Urban Beekeeping, or, Honey Made of Clay

As our last two posts featured beehives, I thought I'd keep the ball rolling with a pair of photos I took years ago with the idea of doing a post on unusual or esoteric symbols found throughout Toulouse, but I never got around to using them.  

So, without further ado, this is a beehive found on a downtown facade about ten feet up and squarely between two first-floor windows.  I've never found out why it's there, or if it was made at the instigation of the neighborhood, an individual, or some sort of guild or fraternity.  All I know is that it's made of terra-cotta, a local specialty, and that it's located on the left side of the Rue. St. Rome when facing Place Capitole, about halfway between Places Capitole and Esquirol.  

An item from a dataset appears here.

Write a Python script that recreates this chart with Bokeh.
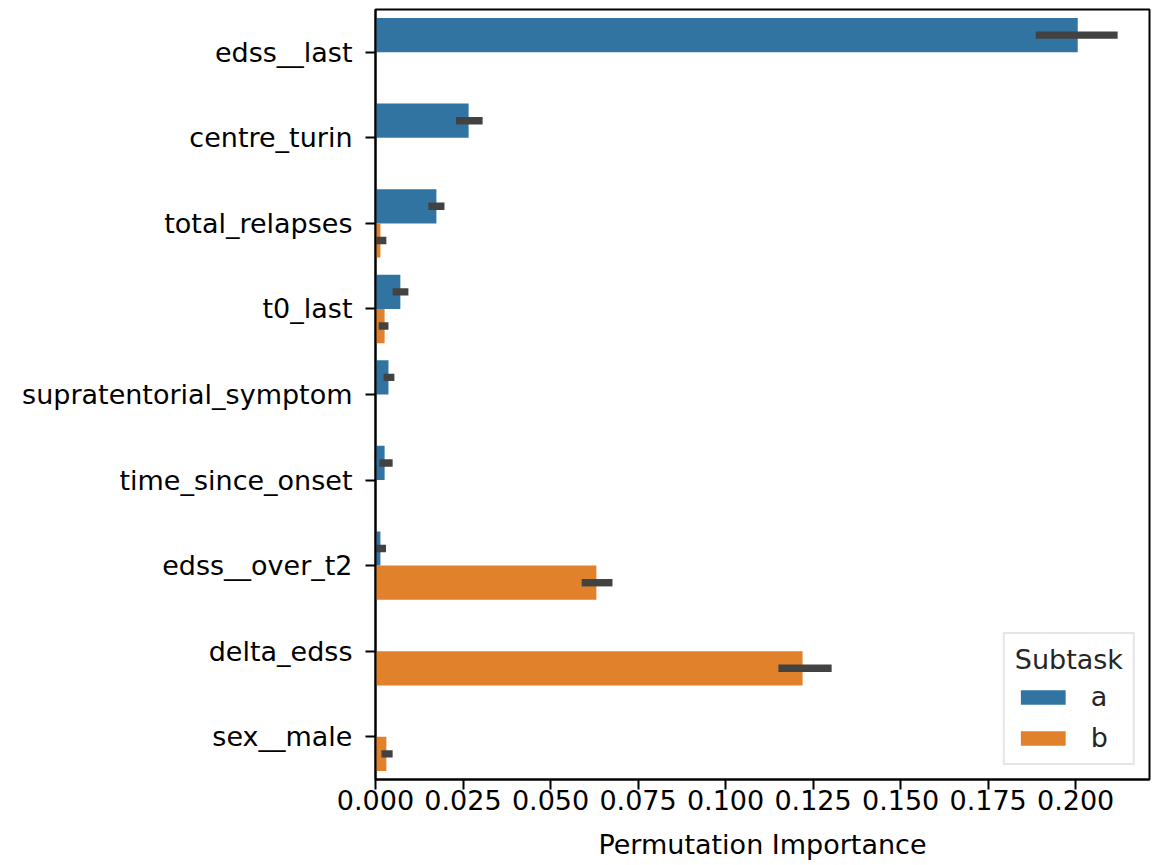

Anyone know why this beehive is here?  

For some fine example of sculpture groups in terra-cotta, one can poke around the nearby Musée des Augustines.  In using terra-cotta, the artists of Toulouse were simply using a common and relatively cheap material at hand.  The local tradition stems from the liberal use of brick in local construction, a feature so dominant in Toulouse and neighboring towns such as (Montauban), that Toulouse has been nicknamed "la Ville Rose" ("the Pink City") because of the effect of the sun brightening the reddish bricks (aka "forains") of its buildings.